Recorded information:

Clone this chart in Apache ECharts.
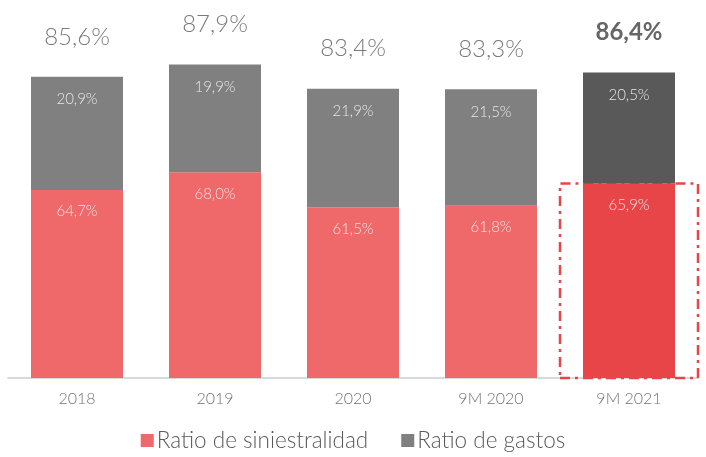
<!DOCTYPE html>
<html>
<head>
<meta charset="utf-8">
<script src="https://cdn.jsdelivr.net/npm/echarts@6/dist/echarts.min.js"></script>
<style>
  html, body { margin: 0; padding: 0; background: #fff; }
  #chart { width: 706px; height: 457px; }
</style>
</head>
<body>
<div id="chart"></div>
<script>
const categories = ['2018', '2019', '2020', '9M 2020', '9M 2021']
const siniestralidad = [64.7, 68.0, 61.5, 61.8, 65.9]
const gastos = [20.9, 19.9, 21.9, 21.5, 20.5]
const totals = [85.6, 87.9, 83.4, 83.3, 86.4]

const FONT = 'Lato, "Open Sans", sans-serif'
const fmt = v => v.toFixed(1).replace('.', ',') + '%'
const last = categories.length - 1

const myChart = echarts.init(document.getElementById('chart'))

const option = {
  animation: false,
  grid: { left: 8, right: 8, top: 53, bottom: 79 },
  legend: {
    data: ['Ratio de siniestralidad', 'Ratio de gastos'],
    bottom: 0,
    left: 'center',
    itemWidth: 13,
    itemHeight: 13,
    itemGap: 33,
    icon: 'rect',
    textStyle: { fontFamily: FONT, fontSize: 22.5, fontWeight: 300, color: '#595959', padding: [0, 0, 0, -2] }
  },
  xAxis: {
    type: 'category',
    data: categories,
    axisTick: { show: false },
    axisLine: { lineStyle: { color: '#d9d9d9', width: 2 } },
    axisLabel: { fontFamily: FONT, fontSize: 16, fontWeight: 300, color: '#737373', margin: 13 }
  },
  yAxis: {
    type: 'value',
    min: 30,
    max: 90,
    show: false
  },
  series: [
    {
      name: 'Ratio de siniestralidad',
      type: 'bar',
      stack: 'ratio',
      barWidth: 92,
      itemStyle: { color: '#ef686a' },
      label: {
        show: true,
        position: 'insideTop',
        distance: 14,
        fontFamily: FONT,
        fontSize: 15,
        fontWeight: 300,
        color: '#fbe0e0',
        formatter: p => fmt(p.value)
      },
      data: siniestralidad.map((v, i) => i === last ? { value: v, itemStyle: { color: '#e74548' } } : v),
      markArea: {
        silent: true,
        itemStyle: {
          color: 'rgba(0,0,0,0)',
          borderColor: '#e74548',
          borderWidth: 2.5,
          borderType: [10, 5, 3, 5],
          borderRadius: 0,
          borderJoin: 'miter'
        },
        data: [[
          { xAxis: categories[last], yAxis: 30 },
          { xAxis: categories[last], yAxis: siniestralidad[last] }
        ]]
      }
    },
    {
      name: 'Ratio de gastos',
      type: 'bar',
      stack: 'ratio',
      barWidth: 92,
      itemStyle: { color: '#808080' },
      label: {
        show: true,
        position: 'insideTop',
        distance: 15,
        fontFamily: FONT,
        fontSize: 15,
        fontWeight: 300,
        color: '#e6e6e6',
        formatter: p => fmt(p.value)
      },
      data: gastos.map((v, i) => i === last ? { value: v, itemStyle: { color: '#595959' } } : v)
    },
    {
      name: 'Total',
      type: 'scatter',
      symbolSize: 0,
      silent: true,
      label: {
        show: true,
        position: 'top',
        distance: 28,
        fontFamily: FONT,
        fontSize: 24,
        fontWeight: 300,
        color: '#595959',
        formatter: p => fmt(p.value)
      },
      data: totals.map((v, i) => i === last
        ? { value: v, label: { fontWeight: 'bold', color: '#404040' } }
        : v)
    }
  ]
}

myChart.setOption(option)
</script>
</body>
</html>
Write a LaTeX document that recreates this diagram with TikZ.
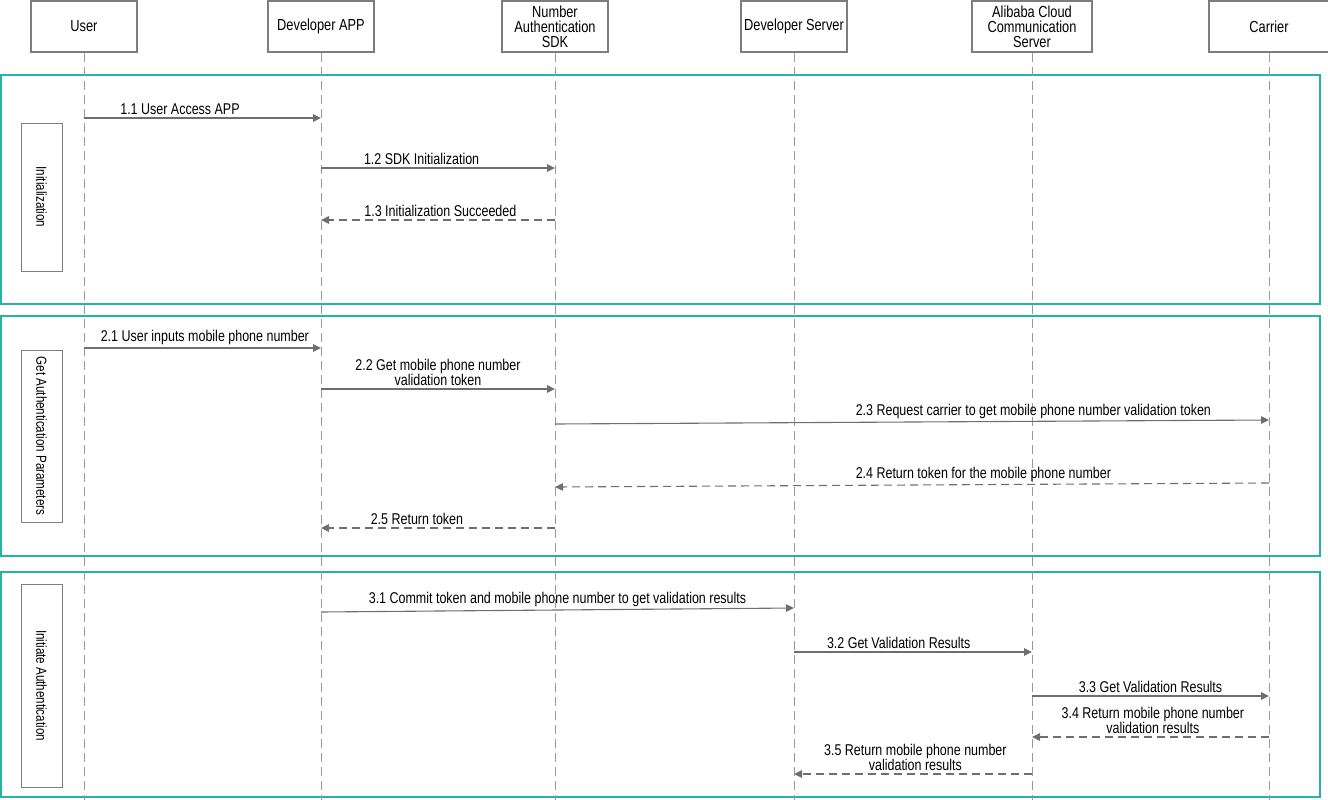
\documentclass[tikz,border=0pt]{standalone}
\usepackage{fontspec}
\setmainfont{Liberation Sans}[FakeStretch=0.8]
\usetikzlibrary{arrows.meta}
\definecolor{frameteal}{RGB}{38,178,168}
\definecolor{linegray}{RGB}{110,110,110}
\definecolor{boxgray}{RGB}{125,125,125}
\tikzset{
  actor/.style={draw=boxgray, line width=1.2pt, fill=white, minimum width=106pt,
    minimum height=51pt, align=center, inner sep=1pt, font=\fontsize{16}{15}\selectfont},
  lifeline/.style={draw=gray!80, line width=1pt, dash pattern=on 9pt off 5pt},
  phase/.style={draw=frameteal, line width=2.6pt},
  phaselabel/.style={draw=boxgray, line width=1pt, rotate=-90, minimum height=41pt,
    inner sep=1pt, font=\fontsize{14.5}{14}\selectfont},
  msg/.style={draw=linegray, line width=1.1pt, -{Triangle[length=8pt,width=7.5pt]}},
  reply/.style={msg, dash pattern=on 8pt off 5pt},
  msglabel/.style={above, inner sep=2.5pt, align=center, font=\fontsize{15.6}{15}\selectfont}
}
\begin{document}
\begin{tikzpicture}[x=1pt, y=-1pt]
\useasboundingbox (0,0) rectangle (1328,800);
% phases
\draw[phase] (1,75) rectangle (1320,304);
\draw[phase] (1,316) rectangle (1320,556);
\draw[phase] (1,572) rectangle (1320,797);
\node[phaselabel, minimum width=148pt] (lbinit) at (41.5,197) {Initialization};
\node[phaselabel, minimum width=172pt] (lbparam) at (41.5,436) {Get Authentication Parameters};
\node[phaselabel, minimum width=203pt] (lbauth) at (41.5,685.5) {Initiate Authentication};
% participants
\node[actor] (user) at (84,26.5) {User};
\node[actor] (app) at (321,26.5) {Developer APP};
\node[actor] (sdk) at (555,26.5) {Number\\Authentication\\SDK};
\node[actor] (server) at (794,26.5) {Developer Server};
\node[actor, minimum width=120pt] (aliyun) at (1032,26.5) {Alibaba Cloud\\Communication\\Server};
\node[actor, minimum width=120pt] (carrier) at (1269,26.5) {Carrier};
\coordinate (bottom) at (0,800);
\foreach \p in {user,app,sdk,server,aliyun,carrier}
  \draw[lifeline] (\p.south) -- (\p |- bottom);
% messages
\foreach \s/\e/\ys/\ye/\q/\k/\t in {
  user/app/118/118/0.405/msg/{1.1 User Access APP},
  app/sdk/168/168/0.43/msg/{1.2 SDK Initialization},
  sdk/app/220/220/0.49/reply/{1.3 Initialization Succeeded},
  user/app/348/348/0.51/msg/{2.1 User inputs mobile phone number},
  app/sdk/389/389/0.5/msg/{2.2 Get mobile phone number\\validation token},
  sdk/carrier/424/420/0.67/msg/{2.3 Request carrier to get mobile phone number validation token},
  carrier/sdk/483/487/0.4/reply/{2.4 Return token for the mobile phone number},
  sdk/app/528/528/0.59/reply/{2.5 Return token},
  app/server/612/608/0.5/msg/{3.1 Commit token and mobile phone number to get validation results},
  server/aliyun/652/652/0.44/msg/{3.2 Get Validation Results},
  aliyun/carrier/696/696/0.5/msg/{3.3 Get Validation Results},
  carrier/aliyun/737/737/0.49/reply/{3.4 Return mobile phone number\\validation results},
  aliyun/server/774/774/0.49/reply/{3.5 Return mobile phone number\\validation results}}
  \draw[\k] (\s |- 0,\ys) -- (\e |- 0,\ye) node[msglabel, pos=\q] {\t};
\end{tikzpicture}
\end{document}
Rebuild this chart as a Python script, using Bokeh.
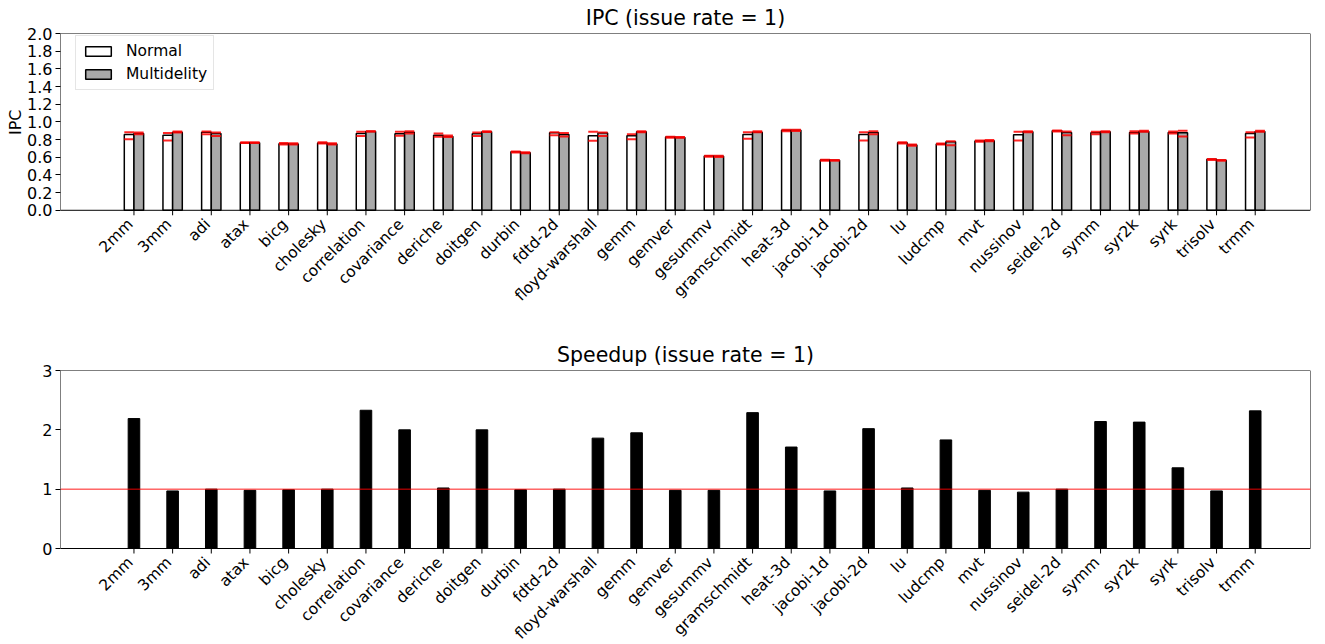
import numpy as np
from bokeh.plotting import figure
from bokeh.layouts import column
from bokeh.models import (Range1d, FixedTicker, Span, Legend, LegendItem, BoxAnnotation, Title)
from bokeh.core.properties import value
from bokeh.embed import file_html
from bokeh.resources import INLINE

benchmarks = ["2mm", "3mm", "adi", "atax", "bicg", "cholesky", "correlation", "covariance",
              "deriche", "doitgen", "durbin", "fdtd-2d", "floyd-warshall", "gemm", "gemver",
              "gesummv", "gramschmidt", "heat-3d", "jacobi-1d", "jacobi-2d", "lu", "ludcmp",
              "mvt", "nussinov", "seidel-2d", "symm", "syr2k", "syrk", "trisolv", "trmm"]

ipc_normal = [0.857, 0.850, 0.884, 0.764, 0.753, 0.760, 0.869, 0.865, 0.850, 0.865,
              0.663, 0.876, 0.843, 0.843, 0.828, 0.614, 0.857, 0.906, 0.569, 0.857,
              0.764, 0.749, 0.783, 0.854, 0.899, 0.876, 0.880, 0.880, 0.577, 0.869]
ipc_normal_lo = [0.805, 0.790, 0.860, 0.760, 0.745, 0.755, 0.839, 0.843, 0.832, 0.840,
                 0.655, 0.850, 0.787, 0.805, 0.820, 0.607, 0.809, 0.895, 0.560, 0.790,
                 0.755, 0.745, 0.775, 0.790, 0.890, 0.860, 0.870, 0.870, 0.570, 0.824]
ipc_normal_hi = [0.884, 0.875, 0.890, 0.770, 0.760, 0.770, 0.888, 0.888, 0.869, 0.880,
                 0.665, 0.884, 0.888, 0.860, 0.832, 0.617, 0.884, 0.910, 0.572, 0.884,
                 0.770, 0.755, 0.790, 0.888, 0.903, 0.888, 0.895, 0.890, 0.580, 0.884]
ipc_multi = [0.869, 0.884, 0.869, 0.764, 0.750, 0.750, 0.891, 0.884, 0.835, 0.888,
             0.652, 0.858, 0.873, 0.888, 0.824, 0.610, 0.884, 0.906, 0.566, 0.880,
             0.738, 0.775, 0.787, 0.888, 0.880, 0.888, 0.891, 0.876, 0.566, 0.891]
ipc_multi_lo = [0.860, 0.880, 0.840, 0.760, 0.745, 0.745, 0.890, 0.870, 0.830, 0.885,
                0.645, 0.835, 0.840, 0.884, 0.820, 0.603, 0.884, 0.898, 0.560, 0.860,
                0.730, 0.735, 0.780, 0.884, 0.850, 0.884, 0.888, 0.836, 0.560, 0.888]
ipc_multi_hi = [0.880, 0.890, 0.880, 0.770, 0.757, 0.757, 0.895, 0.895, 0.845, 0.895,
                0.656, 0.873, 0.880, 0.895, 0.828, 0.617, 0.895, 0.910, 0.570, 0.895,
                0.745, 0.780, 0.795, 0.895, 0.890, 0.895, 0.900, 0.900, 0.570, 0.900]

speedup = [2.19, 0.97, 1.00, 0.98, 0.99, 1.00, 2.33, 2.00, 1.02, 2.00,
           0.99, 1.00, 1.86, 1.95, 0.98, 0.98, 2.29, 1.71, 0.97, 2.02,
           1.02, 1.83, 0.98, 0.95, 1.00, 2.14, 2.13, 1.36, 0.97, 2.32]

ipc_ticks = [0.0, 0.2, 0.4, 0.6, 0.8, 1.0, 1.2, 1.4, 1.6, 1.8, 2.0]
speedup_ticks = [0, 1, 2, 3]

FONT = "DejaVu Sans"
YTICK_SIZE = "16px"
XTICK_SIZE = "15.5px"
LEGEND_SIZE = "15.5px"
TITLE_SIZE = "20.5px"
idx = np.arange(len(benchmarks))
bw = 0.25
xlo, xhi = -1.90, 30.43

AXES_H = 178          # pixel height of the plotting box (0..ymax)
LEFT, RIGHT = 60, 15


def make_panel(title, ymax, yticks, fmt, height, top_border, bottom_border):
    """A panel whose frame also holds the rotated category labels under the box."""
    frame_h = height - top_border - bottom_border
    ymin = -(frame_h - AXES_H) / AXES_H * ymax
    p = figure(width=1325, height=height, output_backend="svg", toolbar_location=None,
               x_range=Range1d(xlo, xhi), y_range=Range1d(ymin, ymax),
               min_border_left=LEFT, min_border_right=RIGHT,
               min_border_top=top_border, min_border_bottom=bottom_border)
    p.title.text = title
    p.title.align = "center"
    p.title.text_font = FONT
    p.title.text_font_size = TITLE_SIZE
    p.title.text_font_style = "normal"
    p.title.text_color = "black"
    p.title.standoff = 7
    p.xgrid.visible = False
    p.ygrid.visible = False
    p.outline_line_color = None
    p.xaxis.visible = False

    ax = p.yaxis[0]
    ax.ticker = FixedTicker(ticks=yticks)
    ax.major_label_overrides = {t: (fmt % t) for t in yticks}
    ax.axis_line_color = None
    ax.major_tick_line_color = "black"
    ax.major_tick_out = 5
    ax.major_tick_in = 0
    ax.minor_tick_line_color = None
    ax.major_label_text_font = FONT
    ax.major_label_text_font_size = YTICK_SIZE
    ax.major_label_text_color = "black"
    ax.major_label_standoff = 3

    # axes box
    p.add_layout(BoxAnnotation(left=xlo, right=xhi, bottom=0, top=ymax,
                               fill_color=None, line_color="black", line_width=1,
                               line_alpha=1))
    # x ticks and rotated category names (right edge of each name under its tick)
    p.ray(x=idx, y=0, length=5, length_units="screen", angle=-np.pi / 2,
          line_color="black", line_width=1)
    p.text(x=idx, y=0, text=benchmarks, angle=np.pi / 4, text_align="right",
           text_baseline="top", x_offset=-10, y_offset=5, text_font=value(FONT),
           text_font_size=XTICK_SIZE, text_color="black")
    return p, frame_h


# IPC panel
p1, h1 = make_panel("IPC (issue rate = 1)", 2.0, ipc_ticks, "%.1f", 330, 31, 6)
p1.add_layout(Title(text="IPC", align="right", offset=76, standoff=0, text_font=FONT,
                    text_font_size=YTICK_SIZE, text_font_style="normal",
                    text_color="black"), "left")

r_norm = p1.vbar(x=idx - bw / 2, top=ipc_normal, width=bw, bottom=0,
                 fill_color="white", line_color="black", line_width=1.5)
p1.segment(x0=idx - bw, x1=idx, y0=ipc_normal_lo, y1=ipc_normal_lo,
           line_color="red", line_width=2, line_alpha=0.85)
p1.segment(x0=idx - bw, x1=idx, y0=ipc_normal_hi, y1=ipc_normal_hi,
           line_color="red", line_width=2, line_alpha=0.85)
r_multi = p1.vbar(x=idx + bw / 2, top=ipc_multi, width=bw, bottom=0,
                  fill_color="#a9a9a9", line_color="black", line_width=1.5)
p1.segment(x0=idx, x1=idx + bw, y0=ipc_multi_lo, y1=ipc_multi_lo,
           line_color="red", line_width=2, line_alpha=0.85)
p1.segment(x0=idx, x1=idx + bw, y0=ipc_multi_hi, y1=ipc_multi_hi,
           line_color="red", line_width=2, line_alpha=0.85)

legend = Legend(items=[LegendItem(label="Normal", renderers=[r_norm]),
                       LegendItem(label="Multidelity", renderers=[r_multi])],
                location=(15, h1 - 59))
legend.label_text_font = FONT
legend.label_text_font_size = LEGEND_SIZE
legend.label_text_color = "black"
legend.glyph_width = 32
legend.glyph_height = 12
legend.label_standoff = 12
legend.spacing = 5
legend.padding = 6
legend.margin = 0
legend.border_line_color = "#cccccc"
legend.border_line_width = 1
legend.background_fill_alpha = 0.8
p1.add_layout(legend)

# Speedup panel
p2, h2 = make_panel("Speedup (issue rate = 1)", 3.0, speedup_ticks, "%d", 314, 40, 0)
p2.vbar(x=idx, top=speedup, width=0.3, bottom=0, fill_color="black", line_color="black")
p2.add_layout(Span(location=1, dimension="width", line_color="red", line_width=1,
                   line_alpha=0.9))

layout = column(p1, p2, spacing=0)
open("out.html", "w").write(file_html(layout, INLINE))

Given exercise: Whenever "this" turns up in a line, pick that line out.

Solution to the problem:
Clone this chart in Apache ECharts.
Write a LaTeX document that recreates this diagram with TikZ.
Rebuild this chart as a Python script, using Bokeh.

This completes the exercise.